Dive Brief:
- The Santa Clara Valley Transportation Authority in California has selected Reston, Virginia-based Bechtel to provide construction management services for the Bay Area Rapid Transit's Silicon Valley Phase II extension, according to a news release from the contractor. The cost of Bechtel’s contract is $490 million, per San Jose Inside.
- BART's Phase II consists of a 6-mile extension with four new stations and nearly 6 miles of tunnel, linking San Jose-area riders to the rest of the system, the release said. Bechtel will start work on the 10-year project and begin overseeing construction later this year.
- The new rail line will be the largest single public infrastructure project ever constructed in Santa Clara County, according to the release, and will connect North San Jose and Santa Clara with the Bay Area's BART transportation system.
Dive Insight:
In total, the project will cost $12.8 billion, according to the San Jose Spotlight. The price tag is a far cry from the original figure of $4.7 billion in 2014, KQED reported.
This isn’t Bechtel’s first time working on the line — in the 1960s, the contractor led the design and construction of the original BART system as part of a joint venture known as Parsons-Brinkerhoff-Tudor-Bechtel, according to the transit agency.

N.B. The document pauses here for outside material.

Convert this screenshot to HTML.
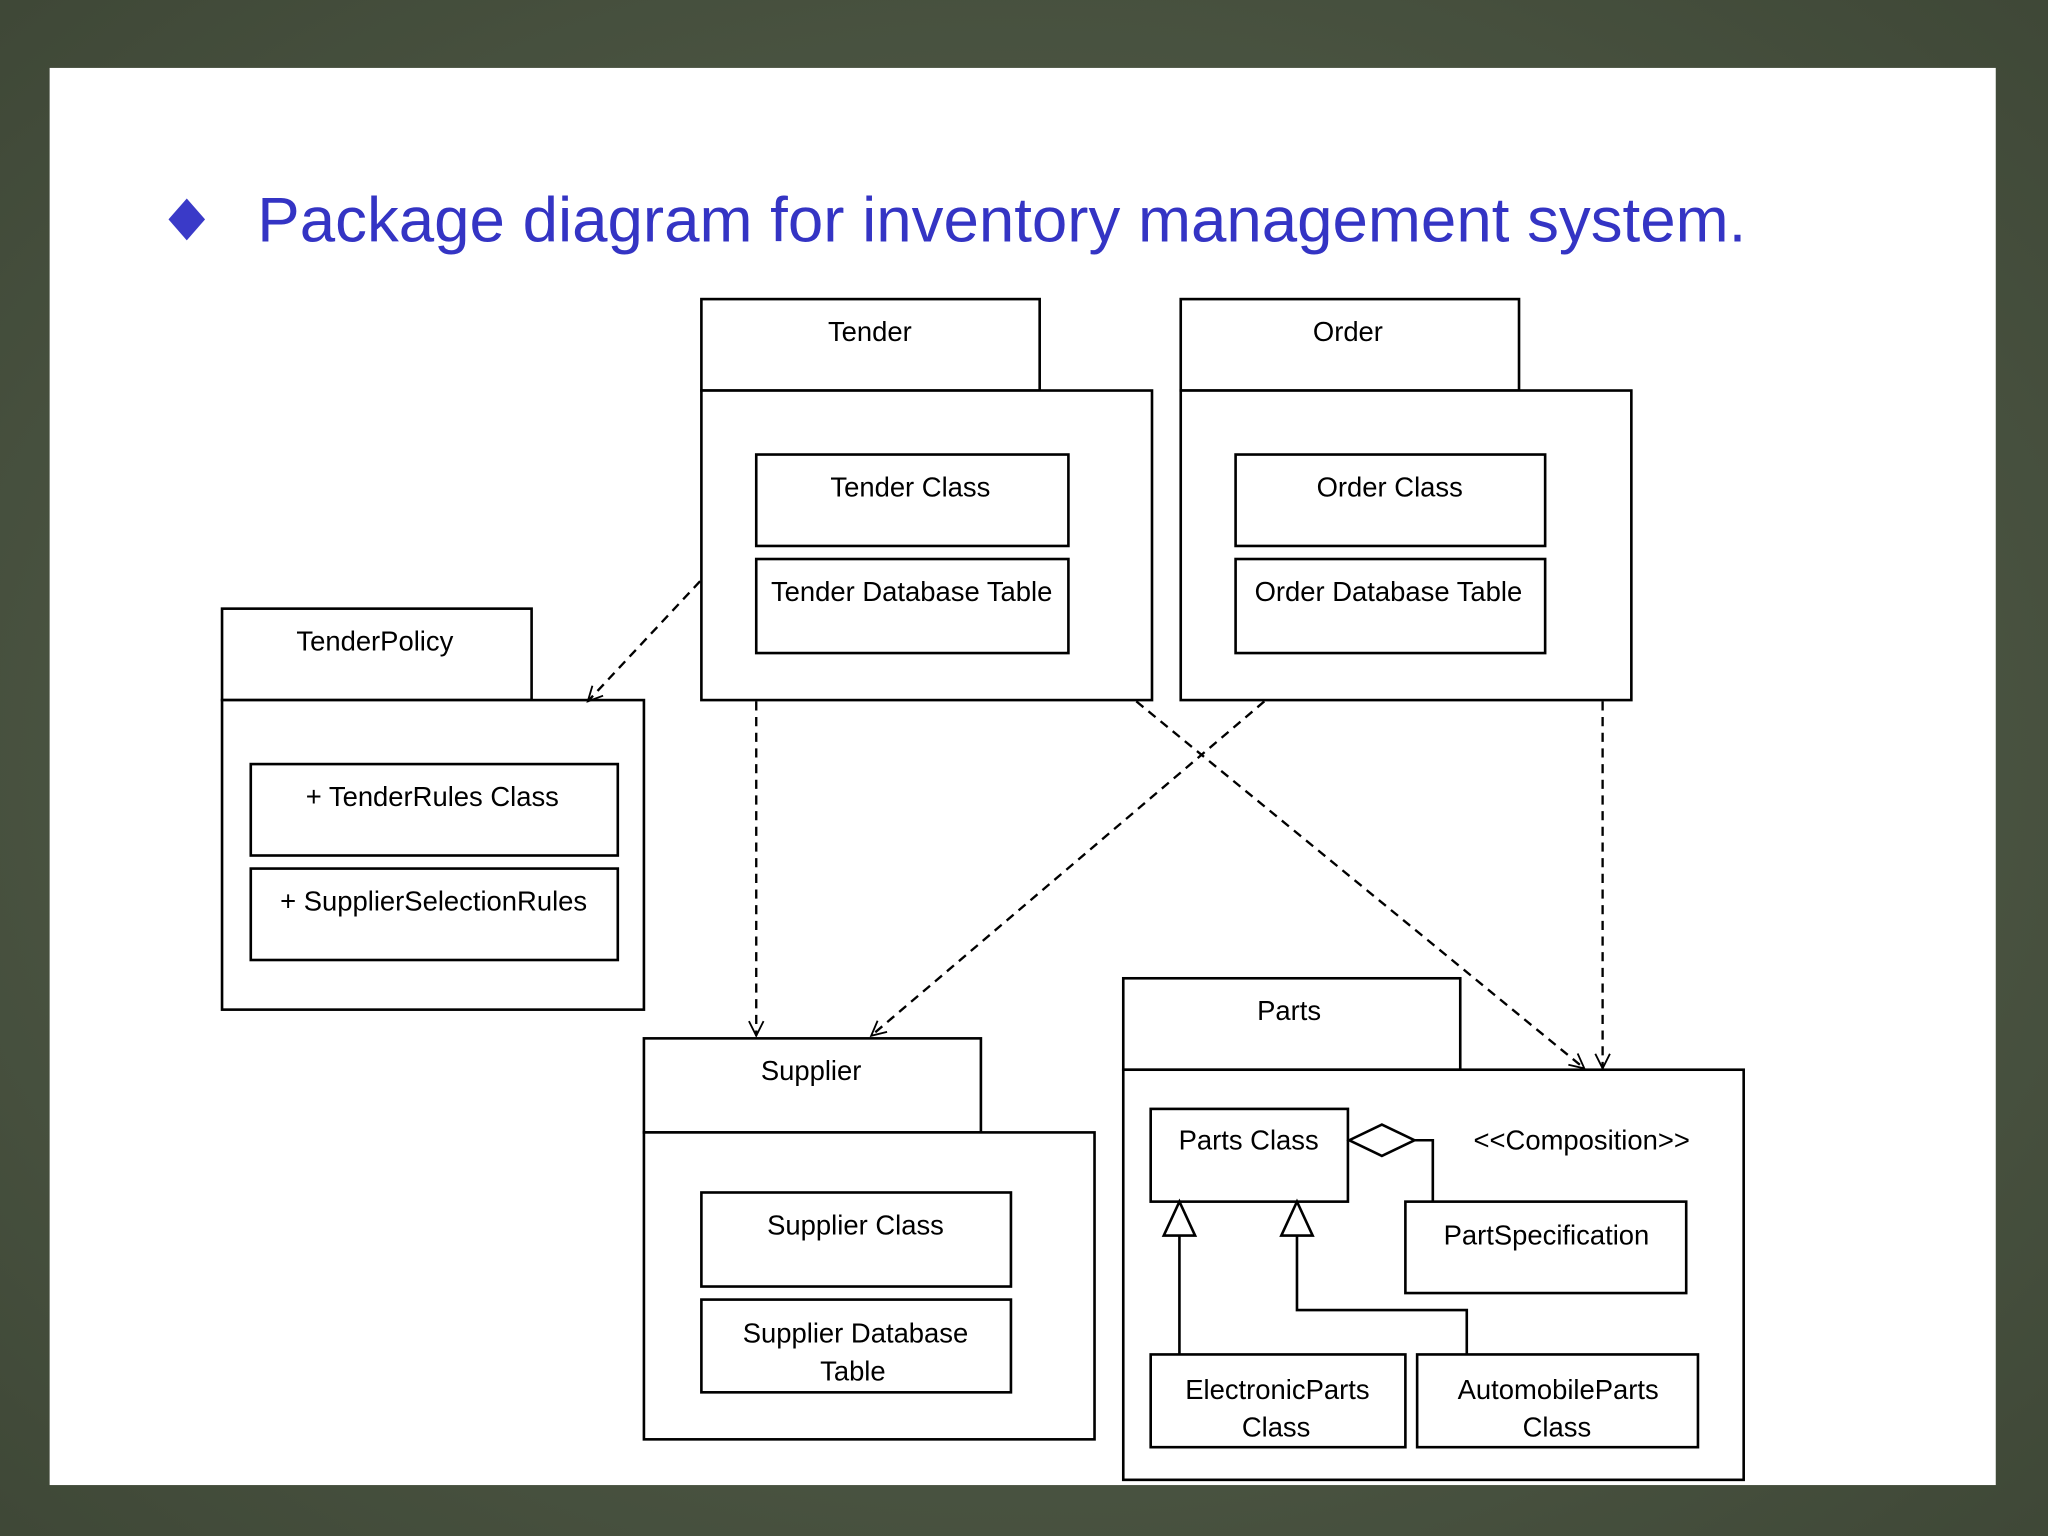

The other firms were Parsons-Brinckerhoff-Quade & Douglas of New York City, which created the original BART transportation plan, and Tudor Engineering Co. of San Francisco, per the agency.
Later, Bechtel oversaw the engineering and construction of Phase I of BART’s Silicon Valley Line, which first welcomed passengers in 2020, per the release. By 2040, the contractor estimates that the transit system will carry nearly 55,000 passengers each weekday.
The massive expansion is just one of many major infrastructure projects that are underway across the U.S., and builders are optimistic about the future of the sector, despite a drop in spending in the transit vertical.
“Passenger rail and light rail is something that has not [historically] seen significant funding, so we are seeing those projects move forward,” Marsia Geldert-Murphey, president of the American Society of Civil Engineers, told Construction Dive earlier this year.